After graduating with a degree in theology from Southern Methodist University in Dallas, Rev. Williams was recruited by the United Methodist Church in San Francisco — then a very small and dying house of worship whose members were all white.
After attending the 1963 March on Washington, D.C., where Martin Luther King Jr. gave his iconic “I Have a Dream” speech, Williams arrived in San Francisco. It was a more conservative time — the city had a Republican mayor, George Christopher — and the San Francisco police routinely arrested people at gay bars.
Williams quickly decided that to be relevant in the turbulent 1960s, Glide needed a different approach, which he described in an interview with the local CBS television station in 1971.
“I believe that we have to radicalize things to get things done very quickly. Also, I believe that Jesus Christ was a revolutionary and he was a radical,” Williams said. Emphasizing Glide’s embrace of second chances, he said, “People tell me, this is the first time that we’ve come to church and felt good. Most churches people go to feel guilty. I don’t know why churches want to make people feel guilty. We work out our problems together, you see,” he said.
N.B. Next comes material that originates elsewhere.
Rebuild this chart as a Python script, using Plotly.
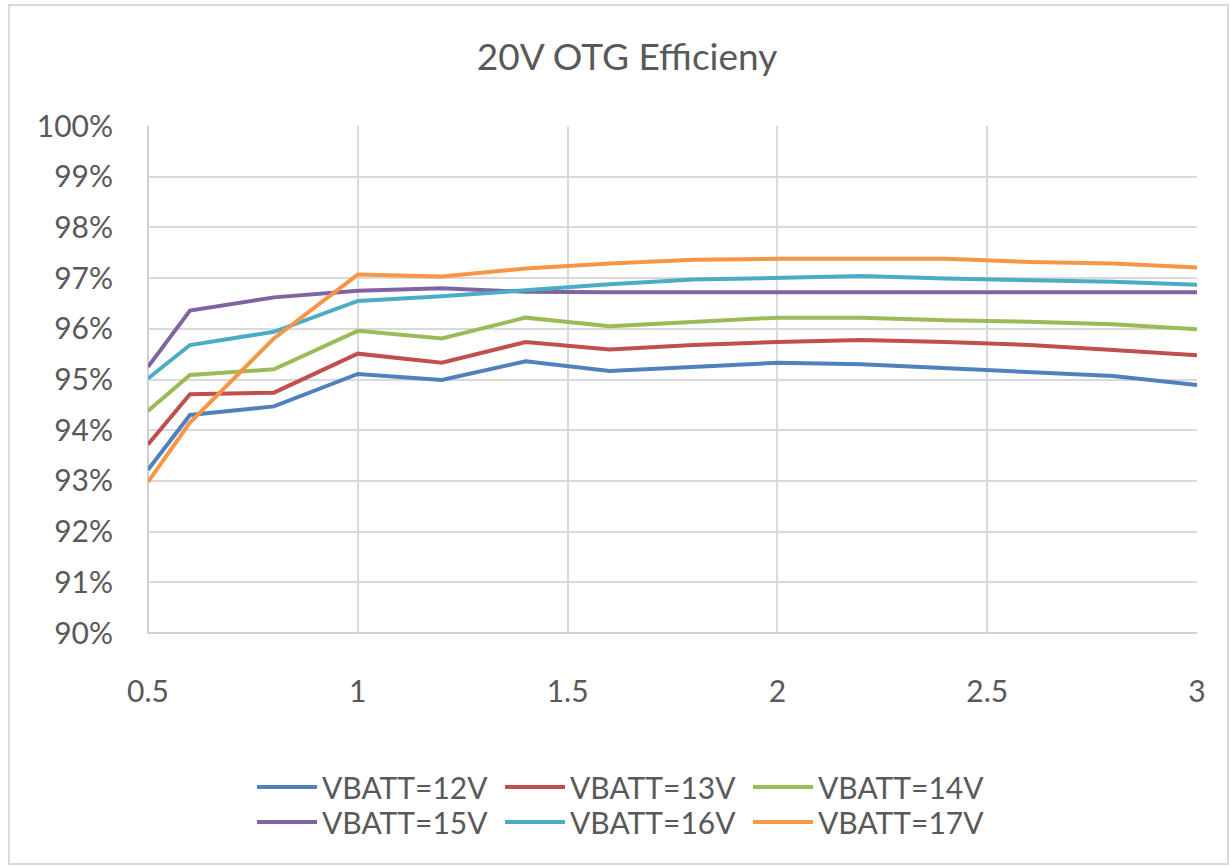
import plotly.graph_objects as go

# Load current (A)
current = [0.5, 0.6, 0.8, 1.0, 1.2, 1.4, 1.6, 1.8, 2.0, 2.2, 2.4, 2.6, 2.8, 3.0]

# Efficiency (%) for each battery voltage
eff_12v = [93.22, 94.30, 94.47, 95.11, 94.99, 95.36, 95.17, 95.25, 95.33, 95.30, 95.22, 95.15, 95.07, 94.89]
eff_13v = [93.72, 94.71, 94.74, 95.51, 95.33, 95.74, 95.59, 95.68, 95.74, 95.78, 95.74, 95.68, 95.58, 95.48]
eff_14v = [94.38, 95.09, 95.20, 95.96, 95.81, 96.22, 96.05, 96.14, 96.22, 96.22, 96.17, 96.14, 96.09, 95.99]
eff_15v = [95.25, 96.36, 96.62, 96.75, 96.80, 96.73, 96.72, 96.72, 96.72, 96.72, 96.72, 96.72, 96.72, 96.72]
eff_16v = [95.02, 95.68, 95.94, 96.55, 96.64, 96.76, 96.88, 96.97, 97.00, 97.04, 96.99, 96.96, 96.93, 96.87]
eff_17v = [92.98, 94.15, 95.81, 97.07, 97.03, 97.19, 97.29, 97.36, 97.38, 97.38, 97.38, 97.32, 97.29, 97.21]

series_names = ["VBATT=12V", "VBATT=13V", "VBATT=14V", "VBATT=15V", "VBATT=16V", "VBATT=17V"]
series_values = [eff_12v, eff_13v, eff_14v, eff_15v, eff_16v, eff_17v]
colors = ["#4F81BD", "#C0504D", "#9BBB59", "#8064A2", "#4BACC6", "#F79646"]

y_ticks = list(range(90, 101))
y_tick_labels = [f"{v}%" for v in y_ticks]
x_ticks = [0.5, 1, 1.5, 2, 2.5, 3]
x_tick_labels = ["0.5", "1", "1.5", "2", "2.5", "3"]

FONT = "Lato"
GRAY = "#595959"

fig = go.Figure()
for i, (name, vals, col) in enumerate(zip(series_names, series_values, colors)):
    fig.add_trace(go.Scatter(
        x=current, y=vals, name=name, mode="lines",
        line=dict(color=col, width=4),
        legend="legend" if i < 3 else "legend2",
    ))

W, H = 1230, 866
L, R, T, B = 148, 33, 126, 233
pw, ph = W - L - R, H - T - B

def px_x(px):
    return (px - L) / pw

def px_y(py):
    return (H - B - py) / ph

legend_common = dict(
    orientation="h", xanchor="left", yanchor="middle",
    font=dict(family=FONT, size=30, color=GRAY),
    bgcolor="rgba(0,0,0,0)", entrywidth=173, itemwidth=60,
    xref="paper", yref="paper", tracegroupgap=0,
)

fig.update_layout(
    width=W, height=H,
    margin=dict(l=L, r=R, t=T, b=B),
    paper_bgcolor="white", plot_bgcolor="white",
    title=dict(text="20V OTG Efficieny", x=627 / W, xanchor="center",
               y=1 - 57 / H, yanchor="middle",
               font=dict(family=FONT, size=37, color=GRAY)),
    xaxis=dict(range=[0.5, 3], tickvals=x_ticks, ticktext=x_tick_labels,
               showgrid=True, gridcolor="#D9D9D9", gridwidth=2,
               zeroline=False, showline=False, ticks="",
               ticklabelstandoff=38,
               tickfont=dict(family=FONT, size=30, color=GRAY)),
    yaxis=dict(range=[90, 100], tickvals=y_ticks, ticktext=y_tick_labels,
               showgrid=True, gridcolor="#D9D9D9", gridwidth=2,
               zeroline=False, showline=False, ticks="",
               ticklabelstandoff=34,
               tickfont=dict(family=FONT, size=30, color=GRAY)),
    legend=dict(x=px_x(252), y=px_y(787), **legend_common),
    legend2=dict(x=px_x(252), y=px_y(822), **legend_common),
    showlegend=True,
    shapes=[
        # plot frame edges
        dict(type="line", xref="paper", yref="paper", x0=0, x1=0, y0=0, y1=1,
             line=dict(color="#D0D0D0", width=2), layer="below"),
        dict(type="line", xref="paper", yref="paper", x0=0, x1=1, y0=0, y1=0,
             line=dict(color="#D0D0D0", width=2), layer="below"),
        # outer chart border
        dict(type="rect", xref="paper", yref="paper",
             x0=px_x(9), x1=px_x(1228), y0=px_y(864), y1=px_y(5),
             line=dict(color="#D9D9D9", width=2)),
    ],
)

fig.write_html("out.html")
Indeed, Williams opened the doors of Glide Church to anyone and everyone. Cleve Jones, who left Arizona as a teenager and landed on the streets of San Francisco in the 1970s, remembers Williams’ ministry in the Tenderloin as a very welcoming place.
“Glide Church was one of the few places where young gay kids like myself could go get a meal, get some counseling, get some help. He was a real pioneer.”
Jones, who later became a leading advocate for LGBTQ causes, remembers Williams as a critical bridge between the Black clergy and the city’s growing queer-identified residents.
“He had this ability to bring folks together in a way that reduced tension and also opened doors for funding and support for really critically needed services. He was a master at it,” Jones said.
Randy Shaw, a longtime housing advocate in the Tenderloin, noted that Rev. Williams was never afraid to raise his voice for people who lacked powerful advocates.
“He was the fiery minister who was urging people to get involved in stuff and fighting for justice and not mincing words about things. He was very outspoken,” Shaw said.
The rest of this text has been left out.